● Supplied material:

==============================

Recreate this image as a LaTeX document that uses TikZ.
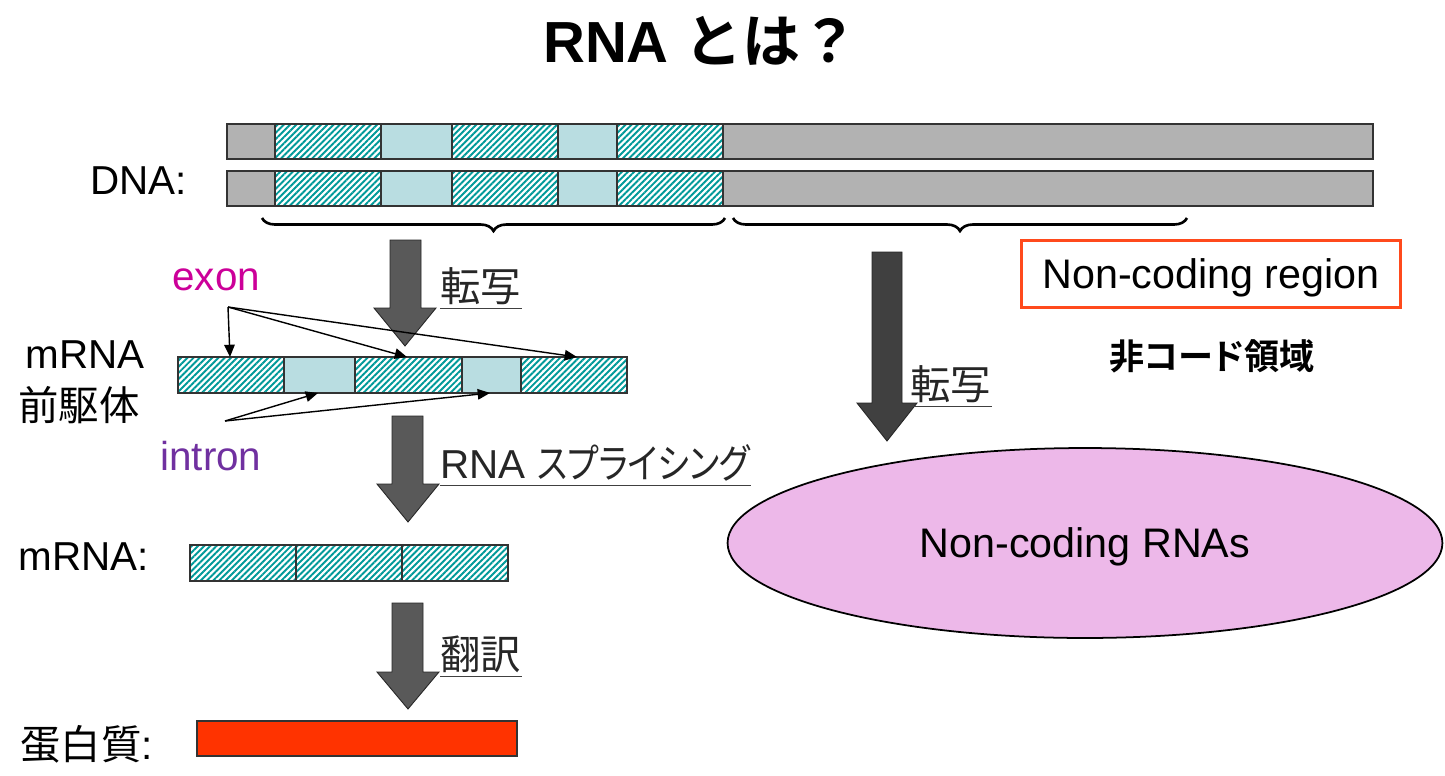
\documentclass[tikz,border=0pt]{standalone}
\usepackage{fontspec}
\setmainfont{Liberation Sans}
\newfontfamily\jpfont[RawFeature=+palt, BoldFont={Noto Sans CJK JP Bold}]{Noto Sans CJK JP}
\newfontfamily\jpwide[BoldFont={Noto Sans CJK JP Bold}]{Noto Sans CJK JP}
\usepackage{tikz}
\usetikzlibrary{arrows.meta,patterns.meta,decorations.pathreplacing,shapes.geometric}
\definecolor{dnagray}{HTML}{B2B2B2}
\definecolor{intronblue}{HTML}{B9DDE1}
\definecolor{exonteal}{HTML}{009999}
\definecolor{exonmagenta}{HTML}{CC0099}
\definecolor{intronpurple}{HTML}{7030A0}
\definecolor{arrowgray}{HTML}{595959}
\definecolor{arrowdark}{HTML}{404040}
\definecolor{proteinred}{HTML}{FF3300}
\definecolor{ncpink}{HTML}{EDB8E9}
\definecolor{ncborder}{HTML}{FF4A1C}

\begin{document}
\begin{tikzpicture}[
  x=0.02cm, y=-0.02cm,
  >=Latex,
  label/.style={font=\fontsize{23}{27}\selectfont, inner sep=0pt, anchor=base west},
  steplabel/.style={font=\fontsize{23}{27}\selectfont, text=black!85, inner sep=0pt, anchor=south west},
  uline/.style={draw=black!75, line width=0.6pt},
  grayseg/.style={draw=black!80, fill=dnagray, line width=0.7pt},
  intronseg/.style={draw=black!80, fill=intronblue, line width=0.7pt},
  exonseg/.style={draw=black!80, line width=0.7pt, pattern={Lines[angle=45,distance=2.5pt,line width=1.1pt]}, pattern color=exonteal},
  blockarrow/.style={draw=black!85, fill=arrowgray, line width=0.5pt, line join=miter},
  pointer/.style={-{Triangle[length=7pt,width=6pt]}, line width=0.8pt},
  bracedown/.style={decorate, decoration={brace, mirror, amplitude=0.26cm}, line width=1.5pt},
  ncbox/.style={draw=ncborder, line width=1.2pt, minimum width=7.58cm, minimum height=1.34cm, inner sep=0pt, text height=16.9pt, text depth=0pt, font=\fontsize{23.5}{28}\selectfont},
  ncellipse/.style={ellipse, draw=black, fill=ncpink, line width=1pt, minimum width=14.3cm, minimum height=3.8cm, inner sep=0pt, text height=16.9pt, text depth=0pt, font=\fontsize{23.5}{28}\selectfont}
]
\useasboundingbox (0,0) rectangle (1445,775);

\node[font=\fontsize{33}{39}\selectfont\bfseries, anchor=base] (title) at (701,62) {RNA {\jpwide とは？}};

% DNA, two strands
\node[label] (dnalbl) at (90,194) {DNA:};
\draw[grayseg] (227,124) rectangle (275,159);
\draw[exonseg] (275,124) rectangle (381,159);
\draw[intronseg] (381,124) rectangle (452,159);
\draw[exonseg] (452,124) rectangle (558,159);
\draw[intronseg] (558,124) rectangle (617,159);
\draw[exonseg] (617,124) rectangle (723,159);
\draw[grayseg] (723,124) rectangle (1373,159);

\draw[grayseg] (227,171) rectangle (275,206);
\draw[exonseg] (275,171) rectangle (381,206);
\draw[intronseg] (381,171) rectangle (452,206);
\draw[exonseg] (452,171) rectangle (558,206);
\draw[intronseg] (558,171) rectangle (617,206);
\draw[exonseg] (617,171) rectangle (723,206);
\draw[grayseg] (723,171) rectangle (1373,206);

\draw[bracedown] (262,218) -- (725,218);
\draw[bracedown] (733,218) -- (1187,218);

% coding side
\draw[blockarrow] (390,240) -- (421,240) -- (421,308) -- (436,308) -- (405,346) -- (374,308) -- (390,308) -- cycle;
\node[steplabel] (trleft) at (440,305) {\jpfont 転写};
\draw[uline] ([yshift=-2pt]trleft.south west) -- ([yshift=-2pt]trleft.south east);

\node[label, text=exonmagenta] (exonlbl) at (172,290) {exon};
\node[label] (premrna) at (25,368) {mRNA};
\node[label] (premrnajp) at (18,420) {\jpfont 前駆体};
\node[label, text=intronpurple] (intronlbl) at (160,470) {intron};

\draw[exonseg] (178,357) rectangle (284,393);
\draw[intronseg] (284,357) rectangle (355,393);
\draw[exonseg] (355,357) rectangle (462,393);
\draw[intronseg] (462,357) rectangle (521,393);
\draw[exonseg] (521,357) rectangle (627,393);

\coordinate (exonfrom) at (228,307);
\coordinate (exonA) at (230,357);
\coordinate (exonB) at (407,357);
\coordinate (exonC) at (577,357);
\coordinate (intronfrom) at (225,421);
\coordinate (intronA) at (318,393);
\coordinate (intronB) at (490,393);
\draw[pointer] (exonfrom) -- (exonA);
\draw[pointer] (exonfrom) -- (exonB);
\draw[pointer] (exonfrom) -- (exonC);
\draw[pointer] (intronfrom) -- (intronA);
\draw[pointer] (intronfrom) -- (intronB);

\draw[blockarrow] (392,416) -- (423,416) -- (423,484) -- (439,484) -- (408,522) -- (377,484) -- (392,484) -- cycle;
\node[steplabel] (splice) at (440,482) {RNA \scalebox{0.84}[1]{\jpfont スプライシング}};
\draw[uline] ([yshift=-2pt]splice.south west) -- ([yshift=-2pt]splice.south east);

\node[label] (mrnalbl) at (18,570) {mRNA:};
\draw[exonseg] (190,545) rectangle (296,581);
\draw[exonseg] (296,545) rectangle (402,581);
\draw[exonseg] (402,545) rectangle (508,581);

\draw[blockarrow] (392,603) -- (423,603) -- (423,672) -- (439,672) -- (408,709) -- (377,672) -- (392,672) -- cycle;
\node[steplabel] (translate) at (440,673) {\jpfont 翻訳};
\draw[uline] ([yshift=-2pt]translate.south west) -- ([yshift=-2pt]translate.south east);

\node[label] (protlbl) at (20,759) {{\jpfont 蛋白質}:};
\draw[draw=black!80, fill=proteinred, line width=0.7pt] (197,721) rectangle (517,756);

% non-coding side
\node[ncbox] (ncregion) at (1211,274) {Non-coding region};
\node[font=\fontsize{20}{24}\selectfont\jpfont\bfseries, anchor=base] (ncjp) at (1212,369) {非コード領域};

\draw[blockarrow, fill=arrowdark] (872,252) -- (902,252) -- (902,403) -- (917,403) -- (887,441) -- (857,403) -- (872,403) -- cycle;
\node[steplabel] (trright) at (910,403) {\jpfont 転写};
\draw[uline] ([yshift=-2pt]trright.south west) -- ([yshift=-2pt]trright.south east);

\node[ncellipse] (ncrna) at (1085,543) {Non-coding RNAs};
\end{tikzpicture}
\end{document}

==============================

● What to do:
Transcribe all the lines above exactly, apart from the pictures.

● Output of the exercise:
Recreate this image as a LaTeX document that uses TikZ.
\documentclass[tikz,border=0pt]{standalone}
\usepackage{fontspec}
\setmainfont{Liberation Sans}
\newfontfamily\jpfont[RawFeature=+palt, BoldFont={Noto Sans CJK JP Bold}]{Noto Sans CJK JP}
\newfontfamily\jpwide[BoldFont={Noto Sans CJK JP Bold}]{Noto Sans CJK JP}
\usepackage{tikz}
\usetikzlibrary{arrows.meta,patterns.meta,decorations.pathreplacing,shapes.geometric}
\definecolor{dnagray}{HTML}{B2B2B2}
\definecolor{intronblue}{HTML}{B9DDE1}
\definecolor{exonteal}{HTML}{009999}
\definecolor{exonmagenta}{HTML}{CC0099}
\definecolor{intronpurple}{HTML}{7030A0}
\definecolor{arrowgray}{HTML}{595959}
\definecolor{arrowdark}{HTML}{404040}
\definecolor{proteinred}{HTML}{FF3300}
\definecolor{ncpink}{HTML}{EDB8E9}
\definecolor{ncborder}{HTML}{FF4A1C}

\begin{document}
\begin{tikzpicture}[
  x=0.02cm, y=-0.02cm,
  >=Latex,
  label/.style={font=\fontsize{23}{27}\selectfont, inner sep=0pt, anchor=base west},
  steplabel/.style={font=\fontsize{23}{27}\selectfont, text=black!85, inner sep=0pt, anchor=south west},
  uline/.style={draw=black!75, line width=0.6pt},
  grayseg/.style={draw=black!80, fill=dnagray, line width=0.7pt},
  intronseg/.style={draw=black!80, fill=intronblue, line width=0.7pt},
  exonseg/.style={draw=black!80, line width=0.7pt, pattern={Lines[angle=45,distance=2.5pt,line width=1.1pt]}, pattern color=exonteal},
  blockarrow/.style={draw=black!85, fill=arrowgray, line width=0.5pt, line join=miter},
  pointer/.style={-{Triangle[length=7pt,width=6pt]}, line width=0.8pt},
  bracedown/.style={decorate, decoration={brace, mirror, amplitude=0.26cm}, line width=1.5pt},
  ncbox/.style={draw=ncborder, line width=1.2pt, minimum width=7.58cm, minimum height=1.34cm, inner sep=0pt, text height=16.9pt, text depth=0pt, font=\fontsize{23.5}{28}\selectfont},
  ncellipse/.style={ellipse, draw=black, fill=ncpink, line width=1pt, minimum width=14.3cm, minimum height=3.8cm, inner sep=0pt, text height=16.9pt, text depth=0pt, font=\fontsize{23.5}{28}\selectfont}
]
\useasboundingbox (0,0) rectangle (1445,775);

\node[font=\fontsize{33}{39}\selectfont\bfseries, anchor=base] (title) at (701,62) {RNA {\jpwide とは？}};

% DNA, two strands
\node[label] (dnalbl) at (90,194) {DNA:};
\draw[grayseg] (227,124) rectangle (275,159);
\draw[exonseg] (275,124) rectangle (381,159);
\draw[intronseg] (381,124) rectangle (452,159);
\draw[exonseg] (452,124) rectangle (558,159);
\draw[intronseg] (558,124) rectangle (617,159);
\draw[exonseg] (617,124) rectangle (723,159);
\draw[grayseg] (723,124) rectangle (1373,159);

\draw[grayseg] (227,171) rectangle (275,206);
\draw[exonseg] (275,171) rectangle (381,206);
\draw[intronseg] (381,171) rectangle (452,206);
\draw[exonseg] (452,171) rectangle (558,206);
\draw[intronseg] (558,171) rectangle (617,206);
\draw[exonseg] (617,171) rectangle (723,206);
\draw[grayseg] (723,171) rectangle (1373,206);

\draw[bracedown] (262,218) -- (725,218);
\draw[bracedown] (733,218) -- (1187,218);

% coding side
\draw[blockarrow] (390,240) -- (421,240) -- (421,308) -- (436,308) -- (405,346) -- (374,308) -- (390,308) -- cycle;
\node[steplabel] (trleft) at (440,305) {\jpfont 転写};
\draw[uline] ([yshift=-2pt]trleft.south west) -- ([yshift=-2pt]trleft.south east);

\node[label, text=exonmagenta] (exonlbl) at (172,290) {exon};
\node[label] (premrna) at (25,368) {mRNA};
\node[label] (premrnajp) at (18,420) {\jpfont 前駆体};
\node[label, text=intronpurple] (intronlbl) at (160,470) {intron};

\draw[exonseg] (178,357) rectangle (284,393);
\draw[intronseg] (284,357) rectangle (355,393);
\draw[exonseg] (355,357) rectangle (462,393);
\draw[intronseg] (462,357) rectangle (521,393);
\draw[exonseg] (521,357) rectangle (627,393);

\coordinate (exonfrom) at (228,307);
\coordinate (exonA) at (230,357);
\coordinate (exonB) at (407,357);
\coordinate (exonC) at (577,357);
\coordinate (intronfrom) at (225,421);
\coordinate (intronA) at (318,393);
\coordinate (intronB) at (490,393);
\draw[pointer] (exonfrom) -- (exonA);
\draw[pointer] (exonfrom) -- (exonB);
\draw[pointer] (exonfrom) -- (exonC);
\draw[pointer] (intronfrom) -- (intronA);
\draw[pointer] (intronfrom) -- (intronB);

\draw[blockarrow] (392,416) -- (423,416) -- (423,484) -- (439,484) -- (408,522) -- (377,484) -- (392,484) -- cycle;
\node[steplabel] (splice) at (440,482) {RNA \scalebox{0.84}[1]{\jpfont スプライシング}};
\draw[uline] ([yshift=-2pt]splice.south west) -- ([yshift=-2pt]splice.south east);

\node[label] (mrnalbl) at (18,570) {mRNA:};
\draw[exonseg] (190,545) rectangle (296,581);
\draw[exonseg] (296,545) rectangle (402,581);
\draw[exonseg] (402,545) rectangle (508,581);

\draw[blockarrow] (392,603) -- (423,603) -- (423,672) -- (439,672) -- (408,709) -- (377,672) -- (392,672) -- cycle;
\node[steplabel] (translate) at (440,673) {\jpfont 翻訳};
\draw[uline] ([yshift=-2pt]translate.south west) -- ([yshift=-2pt]translate.south east);

\node[label] (protlbl) at (20,759) {{\jpfont 蛋白質}:};
\draw[draw=black!80, fill=proteinred, line width=0.7pt] (197,721) rectangle (517,756);

% non-coding side
\node[ncbox] (ncregion) at (1211,274) {Non-coding region};
\node[font=\fontsize{20}{24}\selectfont\jpfont\bfseries, anchor=base] (ncjp) at (1212,369) {非コード領域};

\draw[blockarrow, fill=arrowdark] (872,252) -- (902,252) -- (902,403) -- (917,403) -- (887,441) -- (857,403) -- (872,403) -- cycle;
\node[steplabel] (trright) at (910,403) {\jpfont 転写};
\draw[uline] ([yshift=-2pt]trright.south west) -- ([yshift=-2pt]trright.south east);

\node[ncellipse] (ncrna) at (1085,543) {Non-coding RNAs};
\end{tikzpicture}
\end{document}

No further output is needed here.